“Sounds like Jim Steinman doing a High School Musical tribute to Glee, whilst plagiarising the guitar riff from Grease’s ‘Summer Nights’”
Digital Release: September 11, 2011
Physical Release: September 12, 2011
This was to be expected. The marketing and promotional schemes were to be expected; the song was to be expected, and the success will be as expected. Everything about it was cast in stone from the moment Mr. Cowell’s greedy little pupils rolled to dollar signs at The X Factor 2011 Boot Camp stage. And eight months down the line, predictability reaches a new high in the form of ‘What Makes You Beautiful’, the first single and decided #1 from Cowell’s new manufactured pop puppets, One Direction.
There are many things that ‘What Makes You Beautiful’ tells us, other than the unequivocal beauty of a girl so modest she needs to be shouted out repeatedly by five gurning teenaged boys before it sinks in. But aside from that, the thing that jumps out as the dominant vibe from ‘What Makes You Beautiful’ is it’s Americanism. The group appear in red, blue and white on the single cover and even flew to America to shoot the video. It that sense, the song is a complete reflection of Simon Cowell, who tries his darnedest to Americanise everything he sticks his thumb in and flog it back to us Britons as the next big UK trend.
The song itself sounds like Jim Steinman doing a High School Musical tribute to Glee, whilst plagiarising the guitar riff from Grease’s ‘Summer Nights’. Subtlety is tossed out the window and is replaced by vocals dripping in anonymity, barely containing the song’s sheer excitement. And when the chorus arrives, listeners are drowned by a cacophony of tuneless guitar and lyrical clichés designed to appeal to the group’s demographic, the result being little more than a bad toothache to those too old to enjoy the majority of Disney’s ilk of cheaply produced pop upstarts.
Though let it not be said, that they’ve have played this dumb and are merely riding off the back of their stint of X Factor fame and the piggy banks of the teen-girl market: it’s been planned to a tee. But it does say something curious about the people who work in the entertainment business in America, as it seems that the only way they can relate to the idea of teenage innocence is firmly rooted in the 1950’s. And most peculiar is that no-one involved in One Direction’s creative process was most likely even alive in America in the 1950’s, so why the practically pre-historic approach to the music? By this I mean, look at today’s fully-grown popstars, the one’s proclaiming their love of exploring sexuality, the clubs and the dancefloor, that are played every other hour on radio and TV. Whilst that typicality of today’s music sounds like a commercial goldmine, it’s not what’s going to impress the parents of the million of girls – and some guys – who’ll be swooning over One Direction. No-one wants to hear how the boys will treat their ladies once the chains of pre-watershed are lifted, and nobody wants to hear, particularly Niall, do some sexy talk with a girl of the same age, not least in musical form. No, because of their tender years and gentle faces, they wouldn’t get far in their musical endeavours say, nagging a love interest for everything tonight or being glad someone came: Cowell doesn’t want that. Nor does he want the competition now that JLS have that industry pocket filled with their own sales. What he, the fans, and the parents of said fans want to hear, is that each member of One Direction is going to look after their darling’s most precious feelings; be a bodyguard for them and make sure they’re back home before ten o’clock.

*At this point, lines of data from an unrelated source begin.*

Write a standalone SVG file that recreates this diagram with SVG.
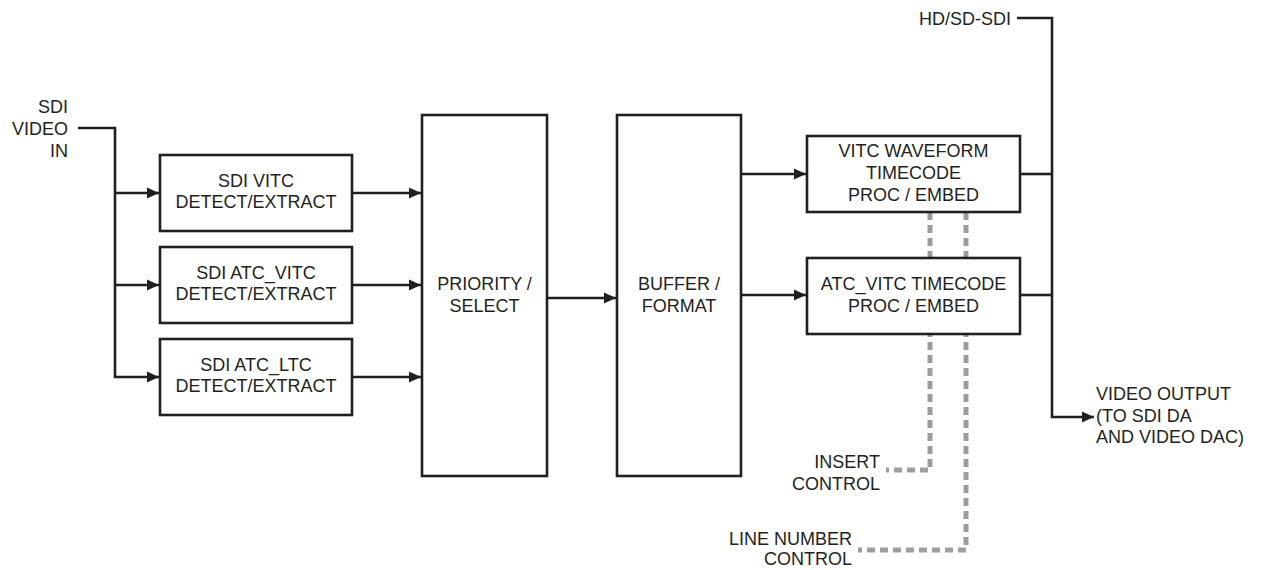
<svg xmlns="http://www.w3.org/2000/svg" width="1265" height="570" viewBox="0 0 1265 570">
<style>
text{font-family:"Liberation Sans",Arial,sans-serif;font-size:18px;fill:#231f20}
.box{fill:#fff;stroke:#231f20;stroke-width:2.6}
.ln{fill:none;stroke:#231f20;stroke-width:2.6}
.ar{marker-end:url(#ah)}
.dash{fill:none;stroke:#9d9d9f;stroke-width:5;stroke-dasharray:8 5}
.m{text-anchor:middle}
.e{text-anchor:end}
</style>
<defs>
<marker id="ah" markerUnits="userSpaceOnUse" markerWidth="13" markerHeight="13" refX="12" refY="6" orient="auto">
<path d="M0,0.5 L12,6 L0,11.5 z" fill="#231f20"/>
</marker>
</defs>
<g id="connectors">
<path class="dash" d="M930 212 V470 H886"/>
<path class="dash" d="M966 212 V550 H858"/>
<path class="ln" d="M78 128 H115 V377 H159" marker-end="url(#ah)"/>
<path class="ln ar" d="M115 193 H159"/>
<path class="ln ar" d="M115 285 H159"/>
<path class="ln ar" d="M352 193 H421"/>
<path class="ln ar" d="M352 285 H421"/>
<path class="ln ar" d="M352 377 H421"/>
<path class="ln ar" d="M547 298 H616"/>
<path class="ln ar" d="M741 174 H806"/>
<path class="ln ar" d="M741 295 H806"/>
<path class="ln" d="M1020 174 H1052"/>
<path class="ln" d="M1020 295 H1052"/>
<path class="ln" d="M1017 18 H1052 V417 H1094" marker-end="url(#ah)"/>
</g>
<g id="sdi-in">
<text class="e" x="68" y="113">SDI</text>
<text class="e" x="68" y="135">VIDEO</text>
<text class="e" x="68" y="157">IN</text>
</g>
<g id="sdi-vitc">
<rect class="box" x="160" y="155" width="192" height="76"/>
<text class="m" x="256" y="187">SDI VITC</text>
<text class="m" x="256" y="208">DETECT/EXTRACT</text>
</g>
<g id="sdi-atc-vitc">
<rect class="box" x="160" y="247" width="192" height="76"/>
<text class="m" x="256" y="279">SDI ATC_VITC</text>
<text class="m" x="256" y="300">DETECT/EXTRACT</text>
</g>
<g id="sdi-atc-ltc">
<rect class="box" x="160" y="339" width="192" height="76"/>
<text class="m" x="256" y="371">SDI ATC_LTC</text>
<text class="m" x="256" y="392">DETECT/EXTRACT</text>
</g>
<g id="priority">
<rect class="box" x="422" y="115" width="125" height="361"/>
<text class="m" x="484.5" y="290">PRIORITY /</text>
<text class="m" x="484.5" y="312">SELECT</text>
</g>
<g id="buffer">
<rect class="box" x="617" y="115" width="124" height="361"/>
<text class="m" x="679" y="290">BUFFER /</text>
<text class="m" x="679" y="312">FORMAT</text>
</g>
<g id="vitc-waveform">
<rect class="box" x="807" y="136" width="213" height="76"/>
<text class="m" x="913.5" y="157">VITC WAVEFORM</text>
<text class="m" x="913.5" y="179">TIMECODE</text>
<text class="m" x="913.5" y="201">PROC / EMBED</text>
</g>
<g id="atc-vitc-timecode">
<rect class="box" x="807" y="258" width="213" height="76"/>
<text class="m" x="913.5" y="290">ATC_VITC TIMECODE</text>
<text class="m" x="913.5" y="312">PROC / EMBED</text>
</g>
<g id="hd-sd-sdi">
<text class="e" x="1011" y="25">HD/SD-SDI</text>
</g>
<g id="video-output">
<text x="1096" y="400">VIDEO OUTPUT</text>
<text x="1096" y="422">(TO SDI DA</text>
<text x="1096" y="443">AND VIDEO DAC)</text>
</g>
<g id="insert-control">
<text class="e" x="880" y="468">INSERT</text>
<text class="e" x="880" y="490">CONTROL</text>
</g>
<g id="line-number-control">
<text class="e" x="852" y="545">LINE NUMBER</text>
<text class="e" x="852" y="565">CONTROL</text>
</g>
</svg>
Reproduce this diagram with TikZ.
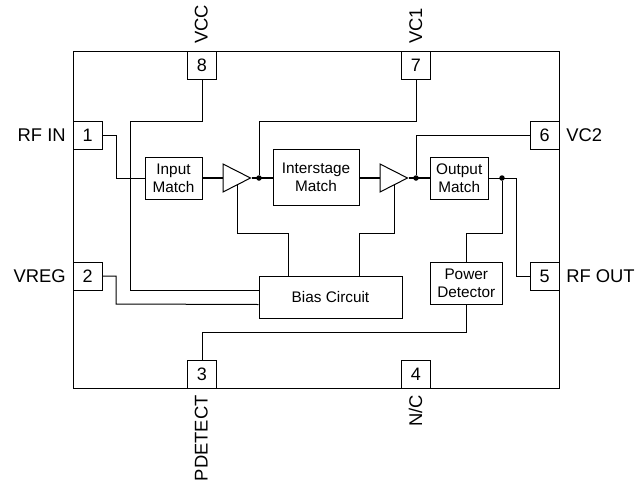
\documentclass[tikz,border=0pt]{standalone}
\usepackage{fontspec}
\setmainfont{Liberation Sans}
\usetikzlibrary{shapes.geometric}
\def\pxu{0.75pt}
\tikzset{
    wire/.style={line width=0.75pt},
    rfwire/.style={line width=1.6pt},
    pinbox/.style={draw, line width=0.75pt, fill=white, inner sep=0pt, minimum width=28.5*\pxu, minimum height=28*\pxu, font=\fontsize{13.5}{16}\selectfont},
    blockbox/.style={draw, line width=0.75pt, inner sep=0pt, align=center, font=\fontsize{11.5}{13.7}\selectfont},
    amptri/.style={draw, line width=0.75pt, fill=white, isosceles triangle, isosceles triangle stretches, shape border rotate=0, inner sep=0pt, minimum width=28*\pxu, minimum height=27.5*\pxu},
    jdot/.style={circle, fill=black, inner sep=0pt, minimum size=5.5*\pxu},
    pinlabel/.style={inner sep=0pt, font=\fontsize{13.8}{16}\selectfont},
}
\begin{document}
\begin{tikzpicture}[x=0.75pt, y=-0.75pt]
    \useasboundingbox (0,0) rectangle (637,483);
    % package outline
    \node (chip) [draw, line width=0.75pt, minimum width=485.5*\pxu, minimum height=336.5*\pxu] at (316.25,219.75) {};
    % pins
    \node (pin1) [pinbox] at (87.75,135.5) {1};
    \node (pin2) [pinbox] at (87.75,276) {2};
    \node (pin3) [pinbox] at (202,374) {3};
    \node (pin4) [pinbox] at (416,374) {4};
    \node (pin5) [pinbox] at (544.75,276) {5};
    \node (pin6) [pinbox] at (544.75,135.5) {6};
    \node (pin7) [pinbox] at (416,65.5) {7};
    \node (pin8) [pinbox] at (202,65.5) {8};
    % blocks
    \node (inmatch) [blockbox, minimum width=57*\pxu, minimum height=42*\pxu] at (173.5,178) {Input\\Match};
    \node (inter) [blockbox, minimum width=86*\pxu, minimum height=56*\pxu] at (316,177.5) {Interstage\\Match};
    \node (outmatch) [blockbox, minimum width=57.5*\pxu, minimum height=42*\pxu] at (459.25,178) {Output\\Match};
    \node (det) [blockbox, minimum width=71.5*\pxu, minimum height=42*\pxu] at (466.25,283) {Power\\Detector};
    \node (bias) [blockbox, minimum width=143*\pxu, minimum height=42*\pxu] at (330.5,297) {Bias Circuit};
    % amplifiers and junctions
    \node (amp1) [amptri, anchor=lower side] at (222.5,178) {};
    \node (amp2) [amptri, anchor=lower side] at (379.5,178) {};
    \node (dot1) [jdot] at (259,178) {};
    \node (dot2) [jdot] at (416,178) {};
    \node (dot3) [jdot] at (502,178) {};
    % labels
    \node (lblin) [pinlabel, anchor=east] at (66,135.5) {RF IN};
    \node (lblreg) [pinlabel, anchor=east] at (66,276) {VREG};
    \node (lblvc2) [pinlabel, anchor=west] at (566,135.5) {VC2};
    \node (lblout) [pinlabel, anchor=west] at (566,276) {RF OUT};
    \node (lblvcc) [pinlabel, rotate=90, anchor=base west] at (207.5,44) {VCC};
    \node (lblvc1) [pinlabel, rotate=90, anchor=base west] at (422,44) {VC1};
    \node (lbldet) [pinlabel, rotate=90, anchor=base east] at (207.5,395) {PDETECT};
    \node (lblnc) [pinlabel, rotate=90, anchor=base east] at (422,395) {N/C};
    % rf path
    \draw[rfwire] (inmatch.east) -- (amp1.lower side);
    \draw[rfwire] (amp1.apex) -- (inter.west |- amp1.apex);
    \draw[rfwire] (inter.east |- amp2.lower side) -- (amp2.lower side);
    \draw[rfwire] (amp2.apex) -- (outmatch.west);
    % connections
    \draw[wire] (pin1.east) -| (116,178) -- (inmatch.west);
    \draw[wire] (pin8.south) |- (130.5,121) |- (bias.west |- pin2.south);
    \draw[wire] (pin2.east) -| (116,304) -- (bias.west |- det.south);
    \draw[wire] (dot1) |- (pin7.south |- 0,121) -- (pin7.south);
    \draw[wire] (dot2) |- (pin6.west);
    \draw[wire] (outmatch.east) -| (516,276) -- (pin5.west);
    \draw[wire] (dot3) |- (det.north |- 0,233.5) -- (det.north);
    \draw[wire] (amp1.right side) |- (288,233.5) -- (288,276);
    \draw[wire] (amp2.right side) |- (inter.east |- 0,233.5) -- (inter.east |- bias.north);
    \draw[wire] (det.south) |- (pin3.north |- 0,332) -- (pin3.north);
\end{tikzpicture}
\end{document}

Their job as teenaged popstars is to sweet-talk their beloveds with any number of cheese-coated clichés and adornments of apparent untold beauty because anything more than that just couldn’t be tolerated at such a vulnerable and easily-influenced young age, so it makes sense to release a song that puts older listeners at ease, knowing that One Direction won’t be encouraging their smitten teenagers to get caught up in all manners of debauchery. Still, it’s a better than deal than Bruno Mars got, I suppose. And granted, ‘What Makes You Beautiful’ is undeniably the perfect pop single; a summer tune that’s super catchy, but then again Chlamydia is also catchy, and we don’t want 150,000 teenage girls tripping over themselves to get a copy of that come September 11th now, do we? Good attempt Cowell, but you’ll have to settle for half marks this time.